Hubo que pasar fotograma a fotograma la película para descubrir que en una secuencia de apenas un segundo, un gallo revoloteaba en una esquina de la pantalla. Ciertamente, el gallo era, para los lugareños, el único icono que conectaba inmediatamente con sus mitos, tal vez representación de un dios o de fuerzas telúricas incomparablemente más sugestivas, en un solo segundo, que la imagen del individuo que, pacientemente, recogía las latas diseminadas por el suelo.

Frente a la máquina expendedora de tabaco me doy cuenta de pronto de que no es sólo la percepción del anuncio de Marlboro lo que se ha transformado en algo más de un mes a golpe de telediarios, reportajes, debates. Me doy cuenta de que ahora, cuando paseo por la ciudad, también las calles se han vuelto distintas. Son muchas más las barbas, las teces cetrinas, los cabellos rizados que parecen acecharnos desde unos ojos profundamente negros, hay también más turbantes, más chilabas. Todos son sospechosos porque, ocultándose entre ellos un enemigo indetectable, los contamina a todos.

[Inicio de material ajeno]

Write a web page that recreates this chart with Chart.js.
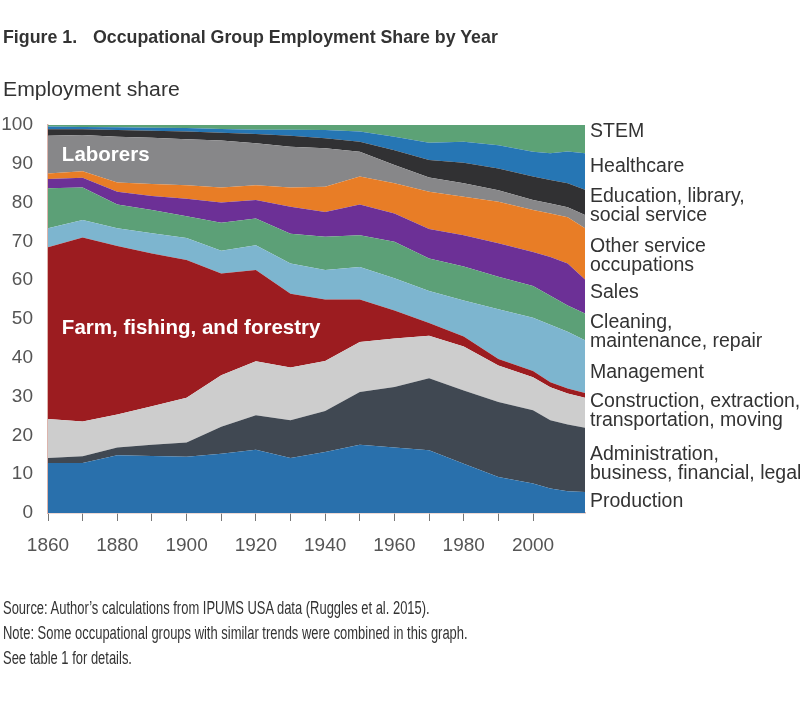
<!DOCTYPE html>
<html>
<head>
<meta charset="utf-8">
<script src="https://cdn.jsdelivr.net/npm/chart.js@4/dist/chart.umd.min.js"></script>
<style>
  body { margin: 0; background: #fff; font-family: "Liberation Sans", Arial, sans-serif; color: #333; }
  #wrap { position: relative; width: 800px; height: 711px; overflow: hidden; }
  #graph { position: absolute; left: 0; top: 0; }
  .txt { position: absolute; white-space: nowrap; line-height: 1; }
  .title { font-weight: bold; font-size: 17.8px; top: 29px; }
  .ytitle { font-size: 20px; left: 3px; top: 79px; transform: scaleX(1.06); transform-origin: 0 0; }
  .note { font-size: 18px; left: 3px; transform: scaleX(0.72); transform-origin: 0 0; }
</style>
</head>
<body>
<div id="wrap">
  <canvas id="graph" width="800" height="711"></canvas>
  <div class="txt title" style="left:3px">Figure 1.</div>
  <div class="txt title" style="left:93px">Occupational Group Employment Share by Year</div>
  <div class="txt ytitle">Employment share</div>
  <div class="txt note" style="top:599px">Source: Author’s calculations from IPUMS USA data (Ruggles et al. 2015).</div>
  <div class="txt note" style="top:624px">Note: Some occupational groups with similar trends were combined in this graph.</div>
  <div class="txt note" style="top:649px">See table 1 for details.</div>
</div>
<script>
// census years (share of employment, %)
let years = [1860, 1870, 1880, 1890, 1900, 1910, 1920, 1930, 1940, 1950, 1960, 1970, 1980, 1990, 2000, 2005, 2010, 2015];

let production     = [12.9, 12.9, 14.9, 14.7, 14.5, 15.3, 16.3, 14.2, 15.7, 17.6, 16.9, 16.2, 12.7, 9.3, 7.6, 6.3, 5.6, 5.4];
let administration = [1.3, 1.7, 2.0, 2.9, 3.7, 6.9, 8.9, 9.7, 10.6, 13.6, 15.6, 18.5, 18.9, 19.3, 18.9, 17.6, 17.2, 16.6];
let construction   = [10.0, 9.0, 8.5, 9.9, 11.5, 13.3, 13.9, 13.6, 12.9, 12.9, 12.5, 11.0, 11.3, 9.4, 8.5, 8.5, 8.0, 7.7];
let farm           = [44.3, 47.4, 43.4, 39.4, 35.5, 26.2, 23.5, 19.0, 15.8, 10.9, 7.2, 3.3, 2.6, 1.7, 1.6, 1.3, 1.3, 1.2];
let management     = [4.9, 4.5, 4.6, 5.2, 5.7, 5.9, 6.4, 7.8, 7.6, 8.4, 8.3, 8.2, 9.3, 12.8, 13.7, 14.8, 14.6, 13.6];
let cleaning       = [10.3, 8.4, 6.1, 6.0, 5.6, 7.2, 6.9, 7.7, 8.6, 8.2, 9.4, 8.4, 8.7, 8.4, 8.2, 7.5, 6.8, 6.9];
let sales          = [2.4, 2.5, 3.3, 3.6, 4.5, 5.2, 4.8, 6.9, 6.4, 7.9, 7.3, 7.6, 8.1, 8.6, 8.8, 10.0, 10.8, 8.8];
let otherService   = [1.4, 1.7, 2.4, 3.1, 3.5, 3.9, 3.8, 5.0, 6.5, 7.2, 7.8, 9.6, 9.9, 10.7, 10.8, 11.2, 11.9, 13.2];
let laborers       = [9.7, 9.3, 11.8, 11.9, 11.8, 12.1, 10.8, 10.5, 9.9, 6.4, 4.7, 3.7, 3.5, 3.0, 2.6, 2.6, 2.6, 3.4];
let education      = [1.7, 1.5, 1.7, 1.8, 2.0, 2.0, 2.4, 2.8, 2.6, 2.6, 3.8, 4.5, 5.3, 5.6, 6.0, 6.0, 6.2, 6.5];
let healthcare     = [0.7, 0.6, 0.7, 0.8, 0.9, 1.0, 1.1, 1.6, 2.1, 2.6, 3.5, 4.4, 5.4, 6.0, 6.4, 6.9, 8.2, 9.4];
let stem           = [0.4, 0.5, 0.6, 0.7, 0.8, 1.0, 1.2, 1.2, 1.3, 1.7, 3.0, 4.6, 4.3, 5.2, 6.9, 7.3, 6.9, 7.3];

let series = [production, administration, construction, farm, management, cleaning,
              sales, otherService, laborers, education, healthcare, stem];
let seriesNames = ["Production", "Administration", "Construction", "Farm", "Management", "Cleaning",
                   "Sales", "Other service", "Laborers", "Education", "Healthcare", "STEM"];
let seriesColors = ["#2970ac", "#404852", "#cdcdcd", "#9c1c20", "#7db5cf", "#5ca077",
                    "#6c3096", "#e87d26", "#878789", "#313133", "#2676b4", "#5ca276"];

// labels to the right of the plot: lines of text and the share they sit at
let sideLabels = [
  [["STEM"], 98.2],
  [["Healthcare"], 89.2],
  [["Education, library,", "social service"], 79.1],
  [["Other service", "occupations"], 66.1],
  [["Sales"], 56.7],
  [["Cleaning,", "maintenance, repair"], 46.7],
  [["Management"], 36.3],
  [["Construction, extraction,", "transportation, moving"], 26.2],
  [["Administration,", "business, financial, legal"], 12.6],
  [["Production"], 3.0]
];
let innerLabels = [["Laborers", 1864, 92.2], ["Farm, fishing, and forestry", 1864, 47.6]];

const FONT = '"Liberation Sans", Arial, sans-serif';

let labelPlugin = {
  id: "labels",
  afterDraw(chart) {
    let ctx = chart.ctx;
    let xs = chart.scales.x, ys = chart.scales.y;
    ctx.save();
    ctx.textBaseline = "middle";
    ctx.textAlign = "left";
    ctx.fillStyle = "#333";
    ctx.font = "19.5px " + FONT;
    sideLabels.forEach(function (l) {
      let lines = l[0];
      let mid = ys.getPixelForValue(l[1]);
      lines.forEach(function (t, i) {
        ctx.fillText(t, chart.chartArea.right + 5, mid + (i - (lines.length - 1) / 2) * 19);
      });
    });
    ctx.fillStyle = "#fff";
    ctx.font = "bold 20.5px " + FONT;
    innerLabels.forEach(function (l) {
      ctx.fillText(l[0], xs.getPixelForValue(l[1]), ys.getPixelForValue(l[2]));
    });
    ctx.restore();
  }
};

new Chart("graph", {
  type: "line",
  data: {
    datasets: series.map(function (s, i) {
      return {
        label: seriesNames[i],
        data: years.map(function (yr, j) { return { x: yr, y: s[j] }; }),
        backgroundColor: seriesColors[i],
        borderWidth: 0,
        pointRadius: 0,
        fill: i === 0 ? "origin" : "-1"
      };
    })
  },
  options: {
    responsive: false,
    animation: false,
    devicePixelRatio: 1,
    layout: { padding: { top: 125, right: 215, bottom: 158, left: 0 } },
    plugins: { legend: { display: false }, tooltip: { enabled: false } },
    scales: {
      x: {
        type: "linear",
        min: 1860,
        max: 2015,
        afterBuildTicks: function (scale) {
          scale.ticks = scale.ticks.filter(function (t) { return t.value % 10 === 0; });
        },
        afterFit: function (scale) { scale.height = 40; },
        ticks: {
          stepSize: 10,
          autoSkip: false,
          maxRotation: 0,
          padding: 13,
          color: "#555",
          font: { family: FONT, size: 19 },
          callback: function (v) { return (v - 1860) % 20 === 0 && v <= 2000 ? String(v) : ""; }
        },
        grid: { drawOnChartArea: false, drawTicks: true, tickLength: 8, color: "#777" },
        border: { color: "#dcb4ac", width: 1.5 }
      },
      y: {
        stacked: true,
        min: 0,
        max: 100,
        afterFit: function (scale) { scale.width = 48; },
        ticks: { stepSize: 10, padding: 15, color: "#555", font: { family: FONT, size: 19 } },
        grid: { display: false, drawTicks: false },
        border: { color: "#dcb4ac", width: 1.5 }
      }
    }
  },
  plugins: [labelPlugin]
});
</script>
</body>
</html>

Es una visión que, la verdad, me asusta porque me doy cuenta de que, en todo este tiempo, han conseguido que interroguemos el mundo con preguntas perversas. Son perversas porque nos aproximan a los postulados del peor racismo. Este domingo, frente a la máquina de tabaco, tuve al menos una certeza: no es éste el mundo que quiero ver. Así que estoy intentando reconstruir mis mitos, interrogar el mundo con nuevos ojos. Y así sigo buscando, en la esquina de la pantalla, el gallo que me guíe hacia un mundo que, estoy seguro, puede ser mejor.